In 1921, Guy Bedwell became part of a dispute involving J. K. L. Ross and the New York Jockey Club over the lifting of the ban on jockey Cal Shilling. Shilling worked for Bedwell as an exercise jockey and also helped with horse conditioning. Bedwell had testified before the Maryland State Racing Commission in support of Shilling's application for a jockey's license and as a result he too became a central figure in the controversy.
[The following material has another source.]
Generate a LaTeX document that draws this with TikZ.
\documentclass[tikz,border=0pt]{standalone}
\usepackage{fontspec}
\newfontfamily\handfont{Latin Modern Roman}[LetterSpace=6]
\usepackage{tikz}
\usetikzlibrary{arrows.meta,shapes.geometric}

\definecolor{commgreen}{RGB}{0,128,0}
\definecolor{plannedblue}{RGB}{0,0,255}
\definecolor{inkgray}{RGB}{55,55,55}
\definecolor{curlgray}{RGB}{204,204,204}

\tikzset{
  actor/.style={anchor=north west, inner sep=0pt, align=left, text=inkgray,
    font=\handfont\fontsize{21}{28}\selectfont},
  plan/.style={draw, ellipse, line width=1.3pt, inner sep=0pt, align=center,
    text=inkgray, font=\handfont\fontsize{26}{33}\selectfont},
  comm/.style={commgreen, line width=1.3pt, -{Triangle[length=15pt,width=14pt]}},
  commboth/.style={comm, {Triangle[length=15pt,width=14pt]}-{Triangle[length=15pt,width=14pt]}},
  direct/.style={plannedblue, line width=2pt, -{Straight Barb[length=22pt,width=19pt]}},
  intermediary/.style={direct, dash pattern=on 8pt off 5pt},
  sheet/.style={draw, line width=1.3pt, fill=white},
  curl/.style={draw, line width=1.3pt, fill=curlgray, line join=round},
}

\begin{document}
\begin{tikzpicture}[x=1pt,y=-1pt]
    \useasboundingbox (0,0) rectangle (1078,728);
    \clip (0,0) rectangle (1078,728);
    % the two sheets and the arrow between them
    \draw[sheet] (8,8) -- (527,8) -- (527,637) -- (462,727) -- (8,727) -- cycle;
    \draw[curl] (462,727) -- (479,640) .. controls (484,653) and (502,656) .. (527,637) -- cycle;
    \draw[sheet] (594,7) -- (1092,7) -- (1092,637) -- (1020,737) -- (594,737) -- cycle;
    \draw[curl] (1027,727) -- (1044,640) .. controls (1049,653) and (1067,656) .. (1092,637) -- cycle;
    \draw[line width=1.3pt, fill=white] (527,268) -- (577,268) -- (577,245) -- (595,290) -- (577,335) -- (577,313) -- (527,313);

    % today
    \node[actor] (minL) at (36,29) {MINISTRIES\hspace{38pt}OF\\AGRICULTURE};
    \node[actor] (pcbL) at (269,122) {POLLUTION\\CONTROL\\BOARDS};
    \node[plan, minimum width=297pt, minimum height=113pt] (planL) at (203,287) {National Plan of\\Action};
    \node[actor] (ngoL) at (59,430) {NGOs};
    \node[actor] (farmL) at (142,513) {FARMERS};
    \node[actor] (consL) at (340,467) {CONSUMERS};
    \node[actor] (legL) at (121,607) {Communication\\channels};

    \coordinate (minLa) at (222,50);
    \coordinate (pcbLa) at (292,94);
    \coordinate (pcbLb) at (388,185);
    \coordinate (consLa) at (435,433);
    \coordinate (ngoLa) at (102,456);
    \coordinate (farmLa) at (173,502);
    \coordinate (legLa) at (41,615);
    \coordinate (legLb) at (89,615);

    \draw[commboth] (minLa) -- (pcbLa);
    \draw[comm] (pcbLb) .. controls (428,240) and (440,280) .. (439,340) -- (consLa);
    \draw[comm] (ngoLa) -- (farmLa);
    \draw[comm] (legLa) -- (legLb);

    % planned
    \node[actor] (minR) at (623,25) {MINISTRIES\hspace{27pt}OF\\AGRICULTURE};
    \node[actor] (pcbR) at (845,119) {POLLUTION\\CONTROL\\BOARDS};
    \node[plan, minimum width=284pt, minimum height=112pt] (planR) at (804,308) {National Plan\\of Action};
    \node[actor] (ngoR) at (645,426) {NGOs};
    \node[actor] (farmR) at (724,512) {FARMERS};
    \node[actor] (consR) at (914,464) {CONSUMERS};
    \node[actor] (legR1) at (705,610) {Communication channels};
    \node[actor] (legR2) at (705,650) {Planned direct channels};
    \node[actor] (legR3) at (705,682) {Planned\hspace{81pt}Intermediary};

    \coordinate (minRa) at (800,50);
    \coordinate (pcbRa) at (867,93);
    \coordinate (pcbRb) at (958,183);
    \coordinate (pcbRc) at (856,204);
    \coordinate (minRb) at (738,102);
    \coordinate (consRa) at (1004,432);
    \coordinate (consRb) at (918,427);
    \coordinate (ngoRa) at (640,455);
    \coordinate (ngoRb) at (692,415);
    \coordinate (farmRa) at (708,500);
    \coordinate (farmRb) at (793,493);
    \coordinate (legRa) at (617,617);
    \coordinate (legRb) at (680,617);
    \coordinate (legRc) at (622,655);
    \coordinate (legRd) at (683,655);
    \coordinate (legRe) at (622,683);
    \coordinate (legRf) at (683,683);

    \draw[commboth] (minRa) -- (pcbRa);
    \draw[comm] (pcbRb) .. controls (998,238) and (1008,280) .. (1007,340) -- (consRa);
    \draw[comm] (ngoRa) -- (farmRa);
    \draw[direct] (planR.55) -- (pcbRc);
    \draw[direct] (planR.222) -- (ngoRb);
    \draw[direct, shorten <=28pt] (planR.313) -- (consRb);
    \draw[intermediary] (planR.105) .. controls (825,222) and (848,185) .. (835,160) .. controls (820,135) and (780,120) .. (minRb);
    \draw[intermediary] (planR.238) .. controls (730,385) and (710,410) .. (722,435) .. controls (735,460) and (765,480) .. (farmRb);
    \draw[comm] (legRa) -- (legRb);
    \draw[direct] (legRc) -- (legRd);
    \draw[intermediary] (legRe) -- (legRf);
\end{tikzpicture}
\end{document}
The April 21, 1921, issue of the New York Times quoted from a letter by August Belmont Jr. to J. K. L. Ross saying "the entries of your stable will not be acceptable to this association if ex-Jockey Carroll Shilling or H. G. Bedwell is in any way connected, directly or indirectly, with the same." The matter resulted in Bedwell's horses racing primarily in Maryland for nearly twenty years before he was allowed to compete again at racetracks in New York State.

After winning the American Triple Crown with Sir Barton, Bedwell never trained another triple crown race winner but in Canada he won the 1924 and 1926 editions of the Breeders' Stakes, a race that now forms part of the Canadian Triple Crown series. After J. K. L. Ross encountered financial problems and was forced to liquidate his stables, Bedwell trained for various owners including, late in his career, for Elizabeth Arden's Maine Chance Farm.

His son, L. G. (Buster) Bedwell, also became a trainer. Still active in racing, Guy Bedwell died of a heart attack in 1951 having won more than 2,100 races. In 1971, he was posthumously inducted in the National Museum of Racing and Hall of Fame.

Bedwell was one of the trainers in American Thoroughbred horse racing historian Edward L. Bowen's 2007 book Masters of the Turf: Ten Trainers Who Dominated Horse Racing's Golden Age.